**INSTRUCTIONS TO FOLLOW**.
Provide an exact copy of the data, excluding the images.

-------- DATA SEGMENT --------

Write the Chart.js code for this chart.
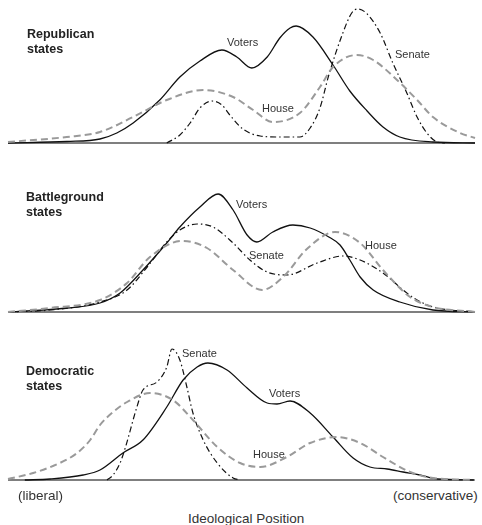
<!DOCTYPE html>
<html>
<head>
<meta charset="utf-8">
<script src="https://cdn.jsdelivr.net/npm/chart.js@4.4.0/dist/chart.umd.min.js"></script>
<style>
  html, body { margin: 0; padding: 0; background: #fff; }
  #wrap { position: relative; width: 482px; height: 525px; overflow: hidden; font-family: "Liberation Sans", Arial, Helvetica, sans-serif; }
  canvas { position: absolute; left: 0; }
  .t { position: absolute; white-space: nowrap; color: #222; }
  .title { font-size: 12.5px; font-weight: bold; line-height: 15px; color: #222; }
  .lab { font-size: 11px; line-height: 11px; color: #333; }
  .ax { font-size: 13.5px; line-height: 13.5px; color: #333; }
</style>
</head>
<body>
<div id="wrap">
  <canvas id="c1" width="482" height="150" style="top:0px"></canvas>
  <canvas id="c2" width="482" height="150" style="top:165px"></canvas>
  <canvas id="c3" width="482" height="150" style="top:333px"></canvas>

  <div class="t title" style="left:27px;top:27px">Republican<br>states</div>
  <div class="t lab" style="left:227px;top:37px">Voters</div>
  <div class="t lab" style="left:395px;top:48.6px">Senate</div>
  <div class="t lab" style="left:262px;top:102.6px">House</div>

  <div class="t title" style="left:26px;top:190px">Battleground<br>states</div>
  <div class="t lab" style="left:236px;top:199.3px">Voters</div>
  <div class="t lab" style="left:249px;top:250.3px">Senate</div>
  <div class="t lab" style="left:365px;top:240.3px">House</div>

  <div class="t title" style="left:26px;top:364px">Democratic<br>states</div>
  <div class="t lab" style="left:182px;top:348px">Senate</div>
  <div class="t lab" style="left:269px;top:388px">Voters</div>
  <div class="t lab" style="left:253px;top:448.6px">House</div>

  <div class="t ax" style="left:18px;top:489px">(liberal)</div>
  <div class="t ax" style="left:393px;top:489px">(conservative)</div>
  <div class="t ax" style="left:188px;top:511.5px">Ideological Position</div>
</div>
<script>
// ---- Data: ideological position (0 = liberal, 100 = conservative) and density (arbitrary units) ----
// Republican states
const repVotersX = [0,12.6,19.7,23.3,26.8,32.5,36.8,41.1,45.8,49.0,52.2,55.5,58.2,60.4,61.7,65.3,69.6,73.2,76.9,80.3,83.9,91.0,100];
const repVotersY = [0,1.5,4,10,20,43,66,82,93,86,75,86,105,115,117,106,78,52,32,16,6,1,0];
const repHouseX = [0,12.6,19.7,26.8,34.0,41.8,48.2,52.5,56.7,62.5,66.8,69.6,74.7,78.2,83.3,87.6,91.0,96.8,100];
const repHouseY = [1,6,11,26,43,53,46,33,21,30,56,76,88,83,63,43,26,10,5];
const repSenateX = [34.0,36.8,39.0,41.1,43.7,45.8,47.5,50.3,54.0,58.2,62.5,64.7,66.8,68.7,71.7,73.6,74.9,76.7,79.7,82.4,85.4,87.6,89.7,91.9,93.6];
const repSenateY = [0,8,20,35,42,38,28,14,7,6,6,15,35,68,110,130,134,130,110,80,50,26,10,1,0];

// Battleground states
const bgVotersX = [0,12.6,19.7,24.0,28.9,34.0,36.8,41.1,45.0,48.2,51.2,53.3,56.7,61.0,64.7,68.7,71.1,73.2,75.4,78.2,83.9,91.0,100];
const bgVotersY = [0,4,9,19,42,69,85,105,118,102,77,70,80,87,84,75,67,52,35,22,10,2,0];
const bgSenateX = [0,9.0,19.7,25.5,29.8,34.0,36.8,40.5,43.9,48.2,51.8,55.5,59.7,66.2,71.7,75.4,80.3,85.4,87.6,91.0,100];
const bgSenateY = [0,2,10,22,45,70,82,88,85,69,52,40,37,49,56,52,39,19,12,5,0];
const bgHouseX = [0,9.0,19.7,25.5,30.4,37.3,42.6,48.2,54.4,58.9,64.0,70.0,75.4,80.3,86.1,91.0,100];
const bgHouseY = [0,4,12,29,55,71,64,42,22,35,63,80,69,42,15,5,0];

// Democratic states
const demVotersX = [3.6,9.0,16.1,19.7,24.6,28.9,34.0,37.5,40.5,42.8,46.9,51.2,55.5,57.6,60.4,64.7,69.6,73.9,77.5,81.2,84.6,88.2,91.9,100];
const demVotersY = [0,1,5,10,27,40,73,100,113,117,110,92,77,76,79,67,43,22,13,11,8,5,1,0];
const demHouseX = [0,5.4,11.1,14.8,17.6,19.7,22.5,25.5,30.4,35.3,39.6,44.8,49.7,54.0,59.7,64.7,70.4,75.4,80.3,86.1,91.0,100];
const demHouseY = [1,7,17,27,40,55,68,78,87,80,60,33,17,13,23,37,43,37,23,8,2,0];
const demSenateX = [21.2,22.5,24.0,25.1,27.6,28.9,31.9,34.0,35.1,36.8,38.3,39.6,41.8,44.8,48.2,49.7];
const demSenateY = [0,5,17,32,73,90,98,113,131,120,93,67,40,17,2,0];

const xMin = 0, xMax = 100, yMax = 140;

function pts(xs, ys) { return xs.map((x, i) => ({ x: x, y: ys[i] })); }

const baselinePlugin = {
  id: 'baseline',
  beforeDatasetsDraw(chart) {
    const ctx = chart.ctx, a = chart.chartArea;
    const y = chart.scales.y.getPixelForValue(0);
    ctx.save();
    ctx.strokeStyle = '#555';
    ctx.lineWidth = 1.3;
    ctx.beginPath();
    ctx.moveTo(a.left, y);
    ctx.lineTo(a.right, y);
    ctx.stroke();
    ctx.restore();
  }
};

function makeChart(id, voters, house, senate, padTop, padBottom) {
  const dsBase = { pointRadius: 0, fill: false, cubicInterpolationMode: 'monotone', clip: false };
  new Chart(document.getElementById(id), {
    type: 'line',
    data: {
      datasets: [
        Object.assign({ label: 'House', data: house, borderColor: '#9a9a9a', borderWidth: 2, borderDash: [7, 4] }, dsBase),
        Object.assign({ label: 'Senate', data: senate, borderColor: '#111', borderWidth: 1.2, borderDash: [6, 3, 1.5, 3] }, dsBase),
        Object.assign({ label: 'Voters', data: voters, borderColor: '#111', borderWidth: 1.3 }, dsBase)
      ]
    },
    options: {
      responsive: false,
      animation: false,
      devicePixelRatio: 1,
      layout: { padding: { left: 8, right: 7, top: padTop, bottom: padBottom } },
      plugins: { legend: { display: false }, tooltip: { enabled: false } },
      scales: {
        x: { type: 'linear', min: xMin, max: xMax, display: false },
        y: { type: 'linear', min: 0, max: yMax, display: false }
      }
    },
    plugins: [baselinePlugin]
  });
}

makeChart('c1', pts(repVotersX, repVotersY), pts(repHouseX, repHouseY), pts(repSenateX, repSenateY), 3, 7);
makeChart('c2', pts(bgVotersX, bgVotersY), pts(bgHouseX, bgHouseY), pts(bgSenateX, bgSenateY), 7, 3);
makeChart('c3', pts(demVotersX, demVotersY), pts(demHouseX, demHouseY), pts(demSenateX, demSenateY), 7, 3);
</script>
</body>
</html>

--------

**RESPONSE**.
Write the Chart.js code for this chart.
<!DOCTYPE html>
<html>
<head>
<meta charset="utf-8">
<script src="https://cdn.jsdelivr.net/npm/chart.js@4.4.0/dist/chart.umd.min.js"></script>
<style>
  html, body { margin: 0; padding: 0; background: #fff; }
  #wrap { position: relative; width: 482px; height: 525px; overflow: hidden; font-family: "Liberation Sans", Arial, Helvetica, sans-serif; }
  canvas { position: absolute; left: 0; }
  .t { position: absolute; white-space: nowrap; color: #222; }
  .title { font-size: 12.5px; font-weight: bold; line-height: 15px; color: #222; }
  .lab { font-size: 11px; line-height: 11px; color: #333; }
  .ax { font-size: 13.5px; line-height: 13.5px; color: #333; }
</style>
</head>
<body>
<div id="wrap">
  <canvas id="c1" width="482" height="150" style="top:0px"></canvas>
  <canvas id="c2" width="482" height="150" style="top:165px"></canvas>
  <canvas id="c3" width="482" height="150" style="top:333px"></canvas>

  <div class="t title" style="left:27px;top:27px">Republican<br>states</div>
  <div class="t lab" style="left:227px;top:37px">Voters</div>
  <div class="t lab" style="left:395px;top:48.6px">Senate</div>
  <div class="t lab" style="left:262px;top:102.6px">House</div>

  <div class="t title" style="left:26px;top:190px">Battleground<br>states</div>
  <div class="t lab" style="left:236px;top:199.3px">Voters</div>
  <div class="t lab" style="left:249px;top:250.3px">Senate</div>
  <div class="t lab" style="left:365px;top:240.3px">House</div>

  <div class="t title" style="left:26px;top:364px">Democratic<br>states</div>
  <div class="t lab" style="left:182px;top:348px">Senate</div>
  <div class="t lab" style="left:269px;top:388px">Voters</div>
  <div class="t lab" style="left:253px;top:448.6px">House</div>

  <div class="t ax" style="left:18px;top:489px">(liberal)</div>
  <div class="t ax" style="left:393px;top:489px">(conservative)</div>
  <div class="t ax" style="left:188px;top:511.5px">Ideological Position</div>
</div>
<script>
// ---- Data: ideological position (0 = liberal, 100 = conservative) and density (arbitrary units) ----
// Republican states
const repVotersX = [0,12.6,19.7,23.3,26.8,32.5,36.8,41.1,45.8,49.0,52.2,55.5,58.2,60.4,61.7,65.3,69.6,73.2,76.9,80.3,83.9,91.0,100];
const repVotersY = [0,1.5,4,10,20,43,66,82,93,86,75,86,105,115,117,106,78,52,32,16,6,1,0];
const repHouseX = [0,12.6,19.7,26.8,34.0,41.8,48.2,52.5,56.7,62.5,66.8,69.6,74.7,78.2,83.3,87.6,91.0,96.8,100];
const repHouseY = [1,6,11,26,43,53,46,33,21,30,56,76,88,83,63,43,26,10,5];
const repSenateX = [34.0,36.8,39.0,41.1,43.7,45.8,47.5,50.3,54.0,58.2,62.5,64.7,66.8,68.7,71.7,73.6,74.9,76.7,79.7,82.4,85.4,87.6,89.7,91.9,93.6];
const repSenateY = [0,8,20,35,42,38,28,14,7,6,6,15,35,68,110,130,134,130,110,80,50,26,10,1,0];

// Battleground states
const bgVotersX = [0,12.6,19.7,24.0,28.9,34.0,36.8,41.1,45.0,48.2,51.2,53.3,56.7,61.0,64.7,68.7,71.1,73.2,75.4,78.2,83.9,91.0,100];
const bgVotersY = [0,4,9,19,42,69,85,105,118,102,77,70,80,87,84,75,67,52,35,22,10,2,0];
const bgSenateX = [0,9.0,19.7,25.5,29.8,34.0,36.8,40.5,43.9,48.2,51.8,55.5,59.7,66.2,71.7,75.4,80.3,85.4,87.6,91.0,100];
const bgSenateY = [0,2,10,22,45,70,82,88,85,69,52,40,37,49,56,52,39,19,12,5,0];
const bgHouseX = [0,9.0,19.7,25.5,30.4,37.3,42.6,48.2,54.4,58.9,64.0,70.0,75.4,80.3,86.1,91.0,100];
const bgHouseY = [0,4,12,29,55,71,64,42,22,35,63,80,69,42,15,5,0];

// Democratic states
const demVotersX = [3.6,9.0,16.1,19.7,24.6,28.9,34.0,37.5,40.5,42.8,46.9,51.2,55.5,57.6,60.4,64.7,69.6,73.9,77.5,81.2,84.6,88.2,91.9,100];
const demVotersY = [0,1,5,10,27,40,73,100,113,117,110,92,77,76,79,67,43,22,13,11,8,5,1,0];
const demHouseX = [0,5.4,11.1,14.8,17.6,19.7,22.5,25.5,30.4,35.3,39.6,44.8,49.7,54.0,59.7,64.7,70.4,75.4,80.3,86.1,91.0,100];
const demHouseY = [1,7,17,27,40,55,68,78,87,80,60,33,17,13,23,37,43,37,23,8,2,0];
const demSenateX = [21.2,22.5,24.0,25.1,27.6,28.9,31.9,34.0,35.1,36.8,38.3,39.6,41.8,44.8,48.2,49.7];
const demSenateY = [0,5,17,32,73,90,98,113,131,120,93,67,40,17,2,0];

const xMin = 0, xMax = 100, yMax = 140;

function pts(xs, ys) { return xs.map((x, i) => ({ x: x, y: ys[i] })); }

const baselinePlugin = {
  id: 'baseline',
  beforeDatasetsDraw(chart) {
    const ctx = chart.ctx, a = chart.chartArea;
    const y = chart.scales.y.getPixelForValue(0);
    ctx.save();
    ctx.strokeStyle = '#555';
    ctx.lineWidth = 1.3;
    ctx.beginPath();
    ctx.moveTo(a.left, y);
    ctx.lineTo(a.right, y);
    ctx.stroke();
    ctx.restore();
  }
};

function makeChart(id, voters, house, senate, padTop, padBottom) {
  const dsBase = { pointRadius: 0, fill: false, cubicInterpolationMode: 'monotone', clip: false };
  new Chart(document.getElementById(id), {
    type: 'line',
    data: {
      datasets: [
        Object.assign({ label: 'House', data: house, borderColor: '#9a9a9a', borderWidth: 2, borderDash: [7, 4] }, dsBase),
        Object.assign({ label: 'Senate', data: senate, borderColor: '#111', borderWidth: 1.2, borderDash: [6, 3, 1.5, 3] }, dsBase),
        Object.assign({ label: 'Voters', data: voters, borderColor: '#111', borderWidth: 1.3 }, dsBase)
      ]
    },
    options: {
      responsive: false,
      animation: false,
      devicePixelRatio: 1,
      layout: { padding: { left: 8, right: 7, top: padTop, bottom: padBottom } },
      plugins: { legend: { display: false }, tooltip: { enabled: false } },
      scales: {
        x: { type: 'linear', min: xMin, max: xMax, display: false },
        y: { type: 'linear', min: 0, max: yMax, display: false }
      }
    },
    plugins: [baselinePlugin]
  });
}

makeChart('c1', pts(repVotersX, repVotersY), pts(repHouseX, repHouseY), pts(repSenateX, repSenateY), 3, 7);
makeChart('c2', pts(bgVotersX, bgVotersY), pts(bgHouseX, bgHouseY), pts(bgSenateX, bgSenateY), 7, 3);
makeChart('c3', pts(demVotersX, demVotersY), pts(demHouseX, demHouseY), pts(demSenateX, demSenateY), 7, 3);
</script>
</body>
</html>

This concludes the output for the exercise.